Fabricating nanoscale metal carbides
is a great challenge
due to
them having higher Gibbs free energy of formation (ΔG°) values than other metal compounds; additionally,
these carbides have harsh calcination conditions, in which metal oxidation
is preferred in the atmosphere. Herein, we report oxocarbon-mediated
calcination for the predictive synthesis of nanoscale metal carbides.
The thermochemical oxocarbon equilibrium of CO–CO2 reactions was utilized to control the selective redox reactions
in multiatomic systems of Mo–C–O, contributing to the
phase-forming and structuring of Mo compounds.
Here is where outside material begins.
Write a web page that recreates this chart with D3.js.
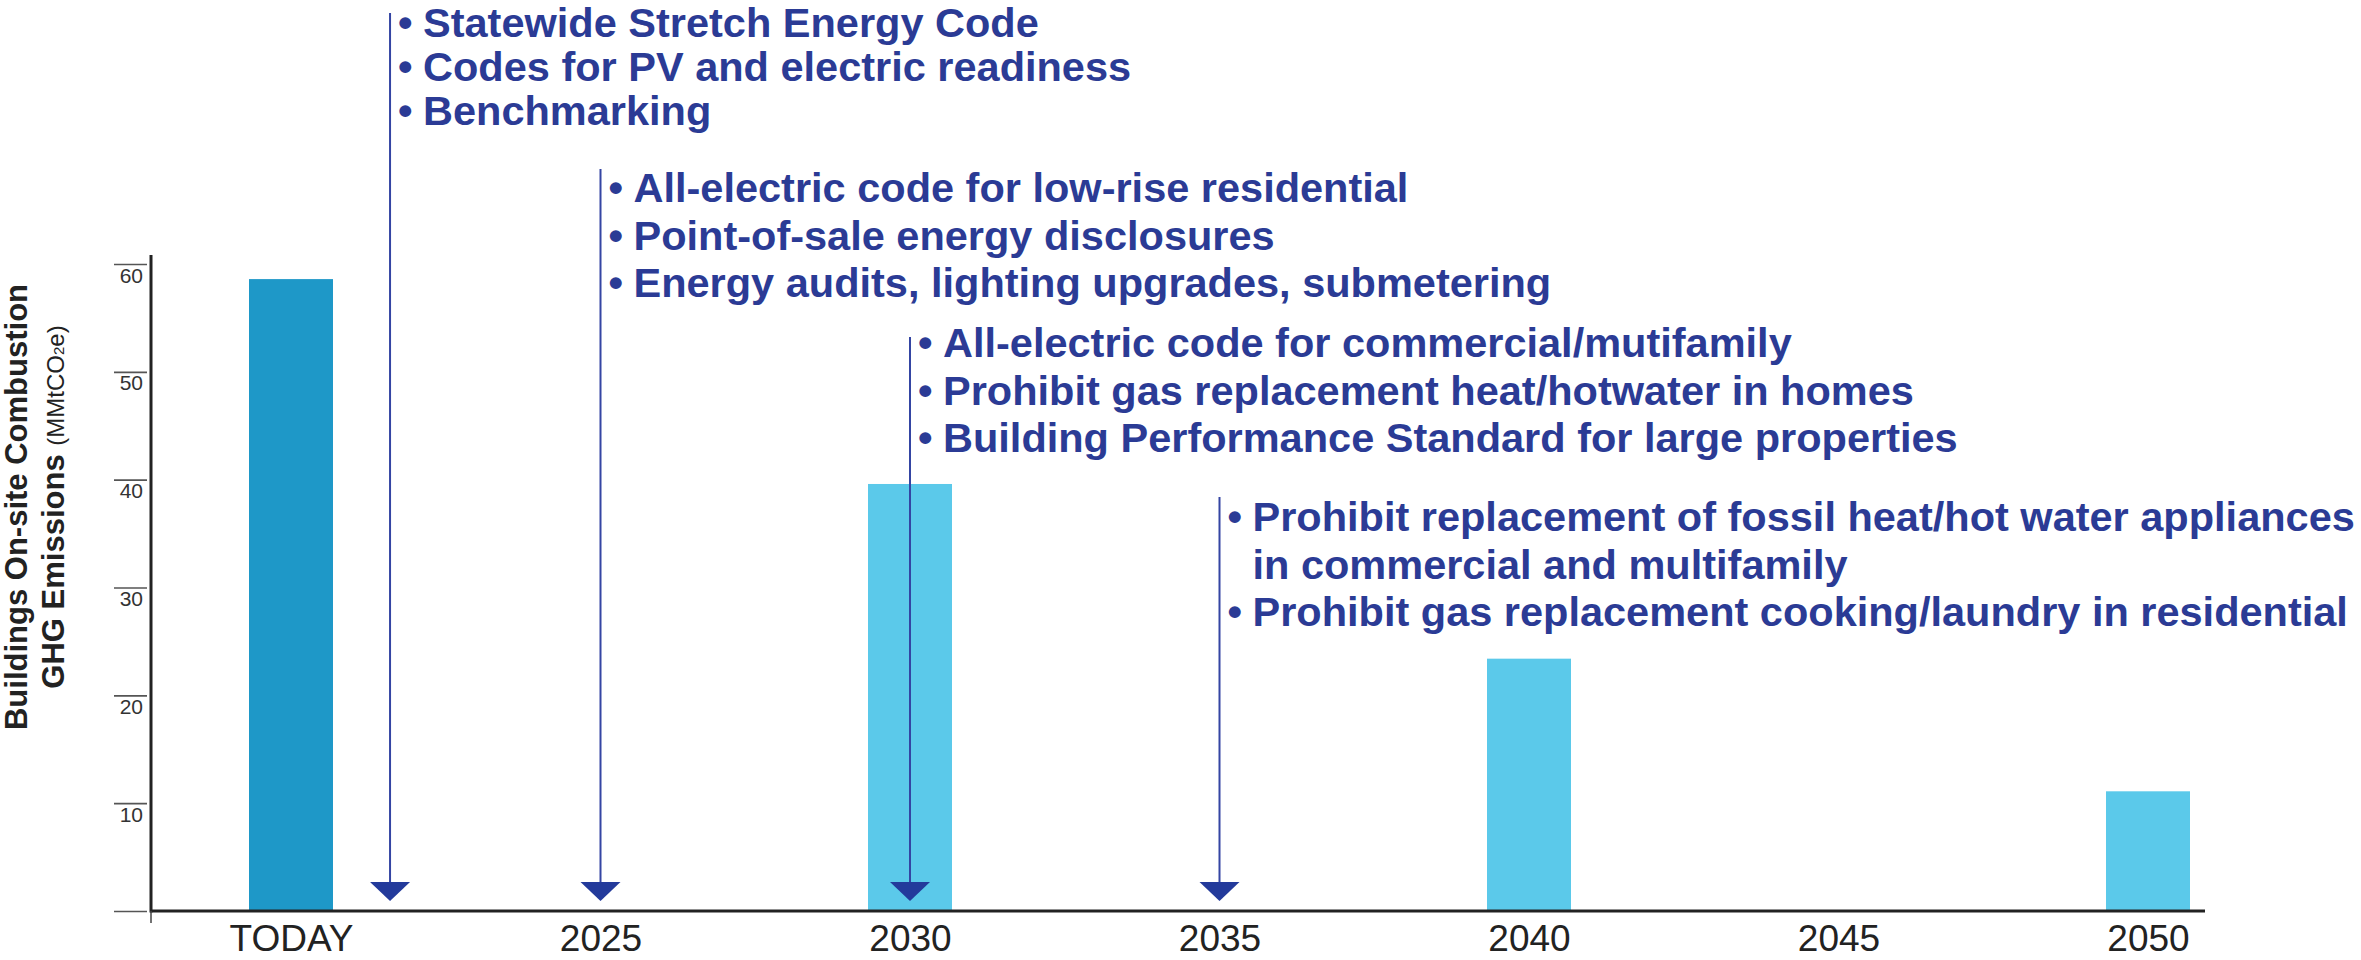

By harnessing the thermodynamically
predicted processing window, we controlled a wide range of Mo phases
(MoO2, α-MoC1–x
, and β-Mo2C) and nanostructures (nanoparticle,
spike, stain, and core/shell) in the Mo compounds/C nanofibers. By
inducing simultaneous reactions of C–O (selective C combustion)
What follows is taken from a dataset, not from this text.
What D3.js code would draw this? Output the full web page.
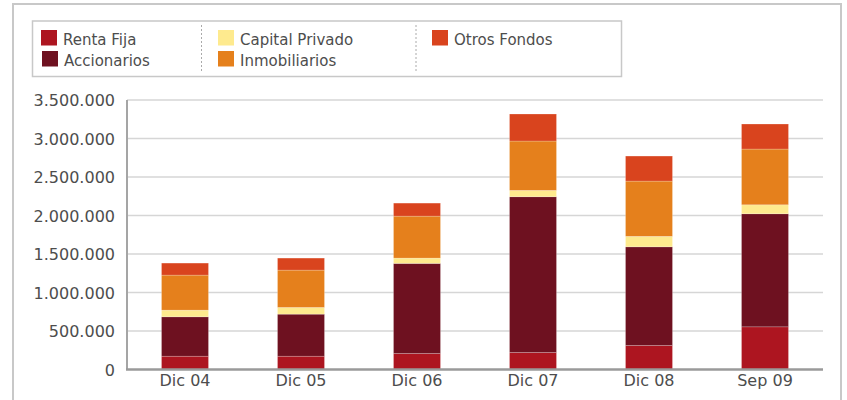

and Mo–C (Mo carbide formation) in the nanofibers, Mo diffusion
was controlled in C nanofibers, acting as a template for the nucleation
and growth of Mo carbides and resulting in precise control of the
phases and structures of Mo compounds. The formation mechanism of
nanostructured Mo carbides was elucidated according to the CO fractions
of CO–CO2 calcination. Moreover, tungsten (W) and
niobium (Nb) carbides/C nanofibers have been successfully synthesized
by CO–CO2 calcination. We constructed the thermodynamic
map for the predictive synthesis of transition metal carbides to provide
universal guideline via thermochemical oxocarbon equilibrium. We revealed
that our thermochemical oxocarbon-mediated gas–solid reaction
enabled the structure and phase control of nanoscale transition metal
compounds to optimize the material–property relationship accordingly.